On Wednesday, the Baseball Writers’ Association of America did not elect a single player to the Hall of Fame – not Roger Clemens and his seven Cy Young Awards, nor Barry Bonds and his 762 home runs.

“No one is going into Cooperstown in 2013, and that ceremony, which is supposed to be so celebratory, is going to be deadly quiet, and that is just not right,” ESPN.com writer, Hall of Fame voter, and Only A Game baseball analyst Tim Kurkjian told Bill Littlefield.

Kurkjian said his job as a voter has gotten increasingly difficult.

“I’m not sure there is any way to get it right anymore,” Kurkjian said. “And this is my really big concern. I spent hours on my ballot. I must have gone through it 100 different ways, and I wasn’t happy with any of the ways I filled out my ballot.”
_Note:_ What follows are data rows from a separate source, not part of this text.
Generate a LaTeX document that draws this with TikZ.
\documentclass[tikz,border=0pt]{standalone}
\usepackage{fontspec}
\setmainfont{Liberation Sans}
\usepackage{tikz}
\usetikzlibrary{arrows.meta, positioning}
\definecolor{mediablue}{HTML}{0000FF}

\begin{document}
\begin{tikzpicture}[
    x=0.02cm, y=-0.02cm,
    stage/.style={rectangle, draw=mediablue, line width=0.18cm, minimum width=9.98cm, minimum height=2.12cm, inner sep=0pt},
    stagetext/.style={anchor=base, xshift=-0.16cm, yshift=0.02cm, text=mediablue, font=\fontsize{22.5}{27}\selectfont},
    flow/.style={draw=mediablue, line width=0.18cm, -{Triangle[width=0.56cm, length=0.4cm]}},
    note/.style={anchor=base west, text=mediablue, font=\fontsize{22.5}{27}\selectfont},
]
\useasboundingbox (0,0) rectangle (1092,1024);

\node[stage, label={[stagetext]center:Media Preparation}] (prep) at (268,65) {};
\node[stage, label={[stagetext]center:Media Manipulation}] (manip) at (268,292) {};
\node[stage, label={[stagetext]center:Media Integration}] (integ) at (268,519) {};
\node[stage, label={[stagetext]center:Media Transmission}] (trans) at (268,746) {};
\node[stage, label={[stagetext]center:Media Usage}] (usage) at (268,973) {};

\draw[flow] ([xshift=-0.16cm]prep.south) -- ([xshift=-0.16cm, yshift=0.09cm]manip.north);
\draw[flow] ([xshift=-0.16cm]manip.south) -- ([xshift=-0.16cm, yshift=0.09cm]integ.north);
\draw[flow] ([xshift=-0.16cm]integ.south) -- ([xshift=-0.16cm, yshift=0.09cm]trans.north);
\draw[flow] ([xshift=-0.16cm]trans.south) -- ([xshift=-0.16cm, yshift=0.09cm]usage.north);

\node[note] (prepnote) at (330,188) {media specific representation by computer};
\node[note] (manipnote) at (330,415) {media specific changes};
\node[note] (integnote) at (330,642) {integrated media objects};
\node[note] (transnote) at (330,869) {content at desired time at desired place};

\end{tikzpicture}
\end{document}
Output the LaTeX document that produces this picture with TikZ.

I’m not sure there is any way to get it right anymore. And this is my really big concern. I spent hours on my ballot. I must have gone through it 100 different ways, and I wasn’t happy with any of the ways I filled out my ballot.
– Tim Kurkjian, ESPN.com

Kurkjian voted for the maximum 10 players – including Clemens and Bonds – but several voters left their ballots blank, opting not to include any players who have been linked to performance-enhancing drugs.

Kurkjian said the issue of PEDs has added a level of complexity to voting.

“I still am not comfortable as the moral arbiter here. I’m certainly not comfortable as a scientist who is supposed to decide exactly what steroids do,” Kurkjian said. “This is the predicament I have, and it’s going to get worse as we move forward.”

One reason it’s going to get worse is that while players like Bonds and Clemens remain on the ballot, every more players with Hall-of-Fame-caliber numbers will become eligible. On next year’s ballot, Greg Maddux, Tom Glavine, Mike Mussina, Frank Thomas and Jeff Kent will be added to the current crop of nominees.

“It’s entirely possible that 20 guys on next year’s ballot I’m going look at and say, ‘This guy has a legitimate case for the Hall of Fame,’ and I’m only going to be able to vote for 10 of them,” Kurkjian said.

Even so, Kurkjian predicted that Bonds and Clemens could gain admission, although it might take some time.

“Maybe there will be a spike next year where people say, ‘All right, I punished you the first year. I’m not putting you on the first ballot as a protest, and I’ll put you on the second year,’” Kurkjian said. “But I don’t think those guys, Clemens and Bonds, are going from [a voting percentage in] the mid-30s to the mid-50s in one year. I just don’t see it.”

“If Clemens and Bonds get in – and I’m not sure they are – it’s going to take all 15 years for that softening process to be completed,” Kurkjian added.